Nel 2020 si registra un nuovo minimo storico di nascite dall’unità d’Italia, un massimo storico di decessi dal secondo dopoguerra e una forte riduzione dei movimenti migratori.
Crolla il numero dei matrimoni celebrati: 96.687, -47,5% sul 2019 (-68,1% i matrimoni religiosi e -29% quelli con rito civile).
La popolazione residente in Italia ammonta a 59.257.566 unità, 383.922 in meno rispetto all’inizio dell’anno (-0,6%).
La popolazione residente in Italia ammonta a 59.257.566 unità, 383.922 in meno rispetto all’inizio dell’anno (-0,6%).
Il declino demografico avviatosi dal 2015 è stato accentuato dagli effetti che l’epidemia Covid-19. “Alle conseguenze dirette del virus dovute ai decessi si sono aggiunte le ripercussioni che le misure, volte a contenere la diffusione dei contagi, hanno prodotto sulla vita delle persone (restrizioni di movimento, interruzione totale o parziale di attività lavorative, limitazione nel numero di partecipanti alle cerimonie)”, spiega l’Istat.
La perdita di popolazione del Nord, soprattutto nella prima ondata, appare in tutta la sua drammatica portata. Se nel 2019 il deficit di popolazione era stato piuttosto contenuto sia nel Nord-ovest che nel Nord-est (rispettivamente -0,06% e -0,01%), nel corso del 2020 il Nord-ovest registra una perdita dello 0,7% e il Nord-est dello 0,4%.

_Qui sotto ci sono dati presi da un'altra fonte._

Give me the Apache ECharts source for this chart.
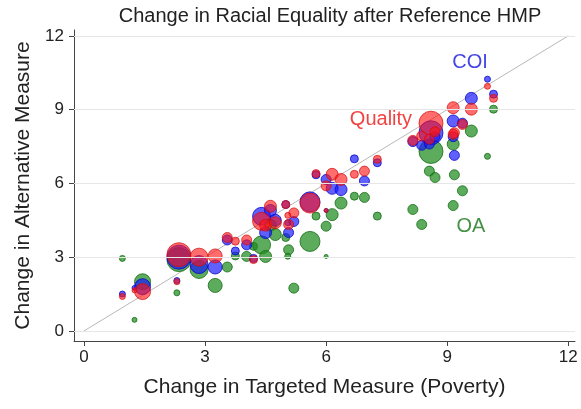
<!DOCTYPE html>
<html>
<head>
<meta charset="utf-8">
<script src="https://cdn.jsdelivr.net/npm/echarts@6/dist/echarts.min.js"></script>
<style>
  html, body { margin: 0; padding: 0; background: #fff; }
  #chart { width: 581px; height: 409px; }
</style>
</head>
<body>
<div id="chart"></div>
<script>
// change in targeted measure (poverty), one entry per HMP area
var xChange  = [0.95, 1.45, 1.25, 2.35, 2.3, 2.85, 3.25, 3.55, 3.75, 4.03, 4.2, 4.4, 4.5, 4.62, 4.74, 5.0, 5.07, 5.2, 5.05, 5.6, 5.75, 6.0, 6.0, 6.15, 6.37, 6.7, 6.95, 7.27, 8.15, 8.37, 8.6, 8.56, 8.7, 9.15, 9.18, 9.15, 9.38, 9.6, 10.0, 10.15];
// weight of each area (bubble size)
var weight   = [3, 8, 2.5, 12, 3, 9, 7, 5, 4, 5, 4, 9, 6, 6, 6, 4, 5, 5, 3, 10, 4, 5, 2, 6, 6, 4, 5, 4, 5, 5, 12, 5, 5, 6, 5, 5, 5, 6, 3, 4];
var yQuality = [1.4, 1.6, 1.65, 3.1, 2.0, 3.0, 3.05, 3.8, 3.65, 3.7, 2.9, 4.46, 4.3, 5.07, 4.4, 5.14, 4.33, 4.8, 4.7, 5.2, 6.4, 5.9, 4.9, 6.37, 6.16, 6.37, 6.5, 6.98, 7.75, 7.93, 8.45, 7.8, 8.1, 9.08, 8.06, 8.0, 8.4, 9.02, 9.95, 9.46];
var yCOI     = [1.5, 1.8, 1.75, 3.0, 2.05, 2.7, 2.6, 3.7, 3.25, 3.5, 2.95, 4.66, 4.0, 4.9, 4.5, 5.14, 4.0, 4.45, 4.4, 5.25, 6.35, 6.16, 4.9, 5.8, 5.75, 7.0, 6.1, 6.84, 7.7, 7.55, 8.06, 7.6, 7.9, 8.54, 7.14, 7.9, 8.45, 9.46, 10.24, 9.63];
var yOA      = [2.95, 2.0, 0.45, 2.9, 1.55, 2.5, 1.85, 2.6, 3.05, 3.03, 3.44, 3.5, 3.03, 4.3, 3.92, 3.8, 3.3, 1.74, 3.04, 3.64, 4.67, 4.26, 3.03, 4.73, 5.2, 5.48, 5.43, 4.67, 4.94, 4.33, 7.3, 6.5, 6.24, 7.6, 6.35, 5.1, 5.7, 8.13, 7.1, 9.02];
var ticks = [0, 3, 6, 9, 12];
// series name labels placed in the plot
var labelNames = ['COI', 'Quality', 'OA'];
var labelX = [9.57, 7.36, 9.59];
var labelY = [10.93, 8.58, 4.23];
var labelColors = ['#1414e0', '#f01212', '#167516'];

function pts(ys) {
  return xChange.map(function (x, i) { return [x, ys[i], weight[i]]; });
}

function bubbles(name, ys, fill, edge) {
  return {
    name: name,
    type: 'scatter',
    data: pts(ys),
    symbolSize: function (d) { return d[2] * 2; },
    itemStyle: { color: fill, borderColor: edge, borderWidth: 1, opacity: 1 },
    silent: true,
    z: 3
  };
}

var myChart = echarts.init(document.getElementById('chart'));
var font = 'Liberation Sans, Arial';
var option = {
  animation: false,
  backgroundColor: '#fff',
  title: {
    text: 'Change in Racial Equality after Reference HMP',
    left: 325,
    top: 1,
    textAlign: 'center',
    textStyle: { fontSize: 20, fontWeight: 'normal', fontFamily: font, color: '#222' }
  },
  grid: { left: 74, right: 6, top: 30, bottom: 68 },
  xAxis: {
    type: 'value',
    min: -0.25,
    max: 12.17,
    name: 'Change in Targeted Measure (Poverty)',
    nameLocation: 'middle',
    nameGap: 36,
    nameTextStyle: { fontSize: 21, fontFamily: font, color: '#222' },
    axisLine: { show: true, onZero: false, lineStyle: { color: '#444', width: 1 } },
    axisTick: { show: true, length: 5, customValues: ticks, lineStyle: { color: '#444' } },
    axisLabel: { customValues: ticks, margin: 8, fontSize: 17, fontFamily: font, color: '#222' },
    splitLine: { show: false }
  },
  yAxis: {
    type: 'value',
    min: -0.41,
    max: 12.24,
    name: 'Change in Alternative Measure',
    nameLocation: 'middle',
    nameGap: 40,
    nameTextStyle: { fontSize: 21, fontFamily: font, color: '#222' },
    axisLine: { show: true, onZero: false, lineStyle: { color: '#444', width: 1 } },
    axisTick: { show: true, length: 5, customValues: ticks, lineStyle: { color: '#444' } },
    axisLabel: { customValues: ticks, margin: 10, fontSize: 17, fontFamily: font, color: '#222' },
    splitLine: { show: false }
  },
  series: [
    {
      type: 'line',
      data: [[0, 0], [12, 12]],
      symbol: 'none',
      silent: true,
      lineStyle: { color: '#b8b8b8', width: 1 },
      z: 1,
      markLine: {
        silent: true,
        symbol: 'none',
        label: { show: false },
        lineStyle: { color: '#e6e6e6', width: 1, type: 'solid' },
        data: ticks.map(function (t) { return { yAxis: t }; })
      }
    },
    bubbles('OA', yOA, 'rgba(30,140,30,0.72)', 'rgba(20,110,20,0.8)'),
    bubbles('COI', yCOI, 'rgba(20,20,255,0.68)', 'rgba(10,10,200,0.8)'),
    bubbles('Quality', yQuality, 'rgba(255,20,20,0.62)', 'rgba(210,10,10,0.7)'),
    {
      type: 'scatter',
      symbolSize: 0,
      silent: true,
      z: 5,
      data: labelNames.map(function (n, i) {
        return {
          value: [labelX[i], labelY[i]],
          label: {
            show: true, position: 'inside', formatter: n,
            fontSize: 20, fontFamily: font, color: labelColors[i]
          }
        };
      })
    }
  ]
};
myChart.setOption(option);
</script>
</body>
</html>
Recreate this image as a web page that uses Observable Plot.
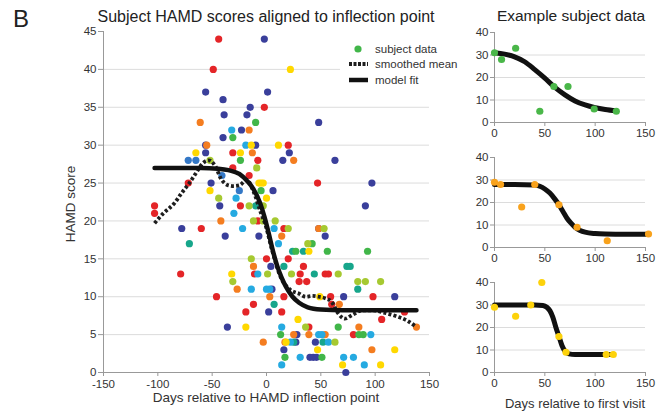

Il Centro vede raddoppiare in termini percentuali il deficit di popolazione (da -0,3% del 2019 a -0,6% del 2020) mentre il Sud e le Isole, più colpite nella seconda ondata (da metà settembre), subiscono una perdita dello 0,7%, simile a quella del 2019, per effetto della tendenza allo spopolamento già in atto da diversi anni.